In 1986, Eddie and his friends Fat Gav, Hoppo, Metal Mickey and Nicky are on the verge of adolescence. They hang out together in their small town, deal with the bullying from Mickey’s older brother, and send each other coded messages in coloured chalk. Until one day, the chalk symbols lead them to a dismembered body and leave them with memories they can never forget. As they grow older, the gang slowly drifts apart, and an incident in college leads to a drastic break in their friendship. Fast forward to 2016 and Eddie is still living in the same small town as a teacher, when he receives an email from Mickey, wanting to reconnect about the dead body they found. Long-buried secrets are dredged up, and various bits of truth about that day are slowly unearthed.
The Chalk Man is a taut, atmospheric thriller that I devoured in a single sitting. Part of it was that I really wanted to find out what had happened that day in 1986, but more than that, I found myself drawn to the characters Tudor created, and to their lives. The story switches back and forth between the past and the present, and I love the juxtaposition that shows how much the characters have changed in the interim. The Chalk Man reminded me somewhat of Stranger Things, Riverdale, and maybe some of Stephen King’s books — the 1986 scenes had a similar sense of nostalgia and an idyllic environment tinged with foreboding.

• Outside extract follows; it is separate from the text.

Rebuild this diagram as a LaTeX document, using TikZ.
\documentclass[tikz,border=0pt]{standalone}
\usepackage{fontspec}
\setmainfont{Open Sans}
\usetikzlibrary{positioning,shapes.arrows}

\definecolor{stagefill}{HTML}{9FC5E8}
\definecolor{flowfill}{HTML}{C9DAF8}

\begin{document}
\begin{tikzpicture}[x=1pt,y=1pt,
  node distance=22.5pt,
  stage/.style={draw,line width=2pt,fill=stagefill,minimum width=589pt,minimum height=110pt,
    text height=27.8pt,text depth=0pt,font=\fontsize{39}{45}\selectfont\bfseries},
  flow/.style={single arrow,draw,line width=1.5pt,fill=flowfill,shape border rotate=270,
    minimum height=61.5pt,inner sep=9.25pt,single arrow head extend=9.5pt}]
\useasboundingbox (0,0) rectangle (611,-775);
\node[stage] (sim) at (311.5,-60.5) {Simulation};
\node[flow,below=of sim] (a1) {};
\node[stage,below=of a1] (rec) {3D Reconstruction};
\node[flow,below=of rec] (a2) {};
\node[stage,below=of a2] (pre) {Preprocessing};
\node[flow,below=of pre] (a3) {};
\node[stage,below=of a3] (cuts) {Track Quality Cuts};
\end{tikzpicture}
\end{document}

Tudor does such a great job with the 1986 scenes that the 2016 scenes paled slightly in comparison. There’s still a sense of foreboding and the immediate mysterious threat of Eddie and all of his friends receiving a note in the mail with a stick figure sketched in chalk. One of the characters even gets murdered, which raises the question of who is after the gang now, and why they’re being targeted. But it lacks the sense of place and time that made the 1986 scenes so strong. It was also kinda sad to see how the lives of Eddie and his friends turned out in adulthood, though to Tudor’s credit, it felt all too real. And while part of me felt that the twists and reveals near the end were a bit much, it is also to Tudor’s credit that, looking back at the rest of the story, I realize that they fit right in with who the characters were and how they acted.

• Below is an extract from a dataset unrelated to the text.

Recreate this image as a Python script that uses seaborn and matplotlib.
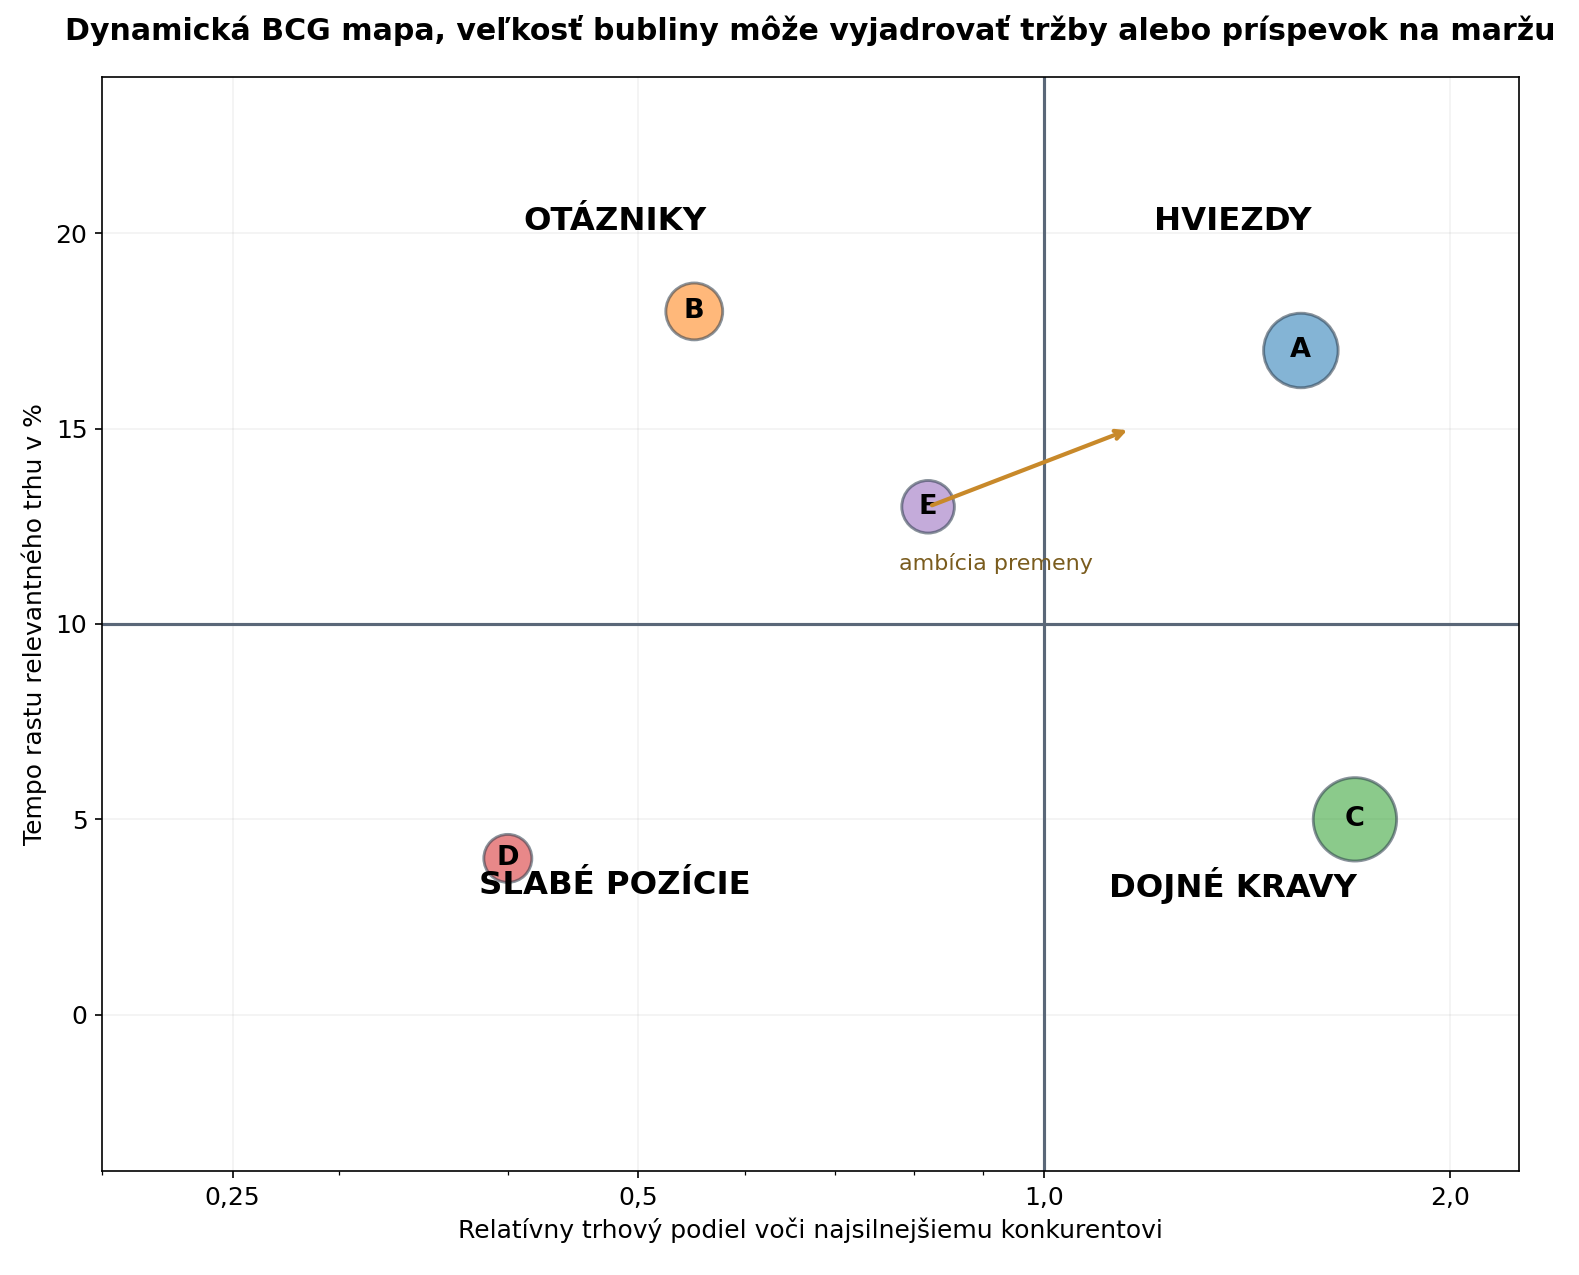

I finished this book late at night, and would highly recommend to start reading it earlier in the day. It’s a dark, creepy tale that’ll draw you deep into Eddie’s world, and definitely not the type of story you want to read in bed. The final chapter in particular is not the image you want to end the night with.
Thank you to Penguin Random House Canada for an advance reading copy of this book in exchange for an honest review.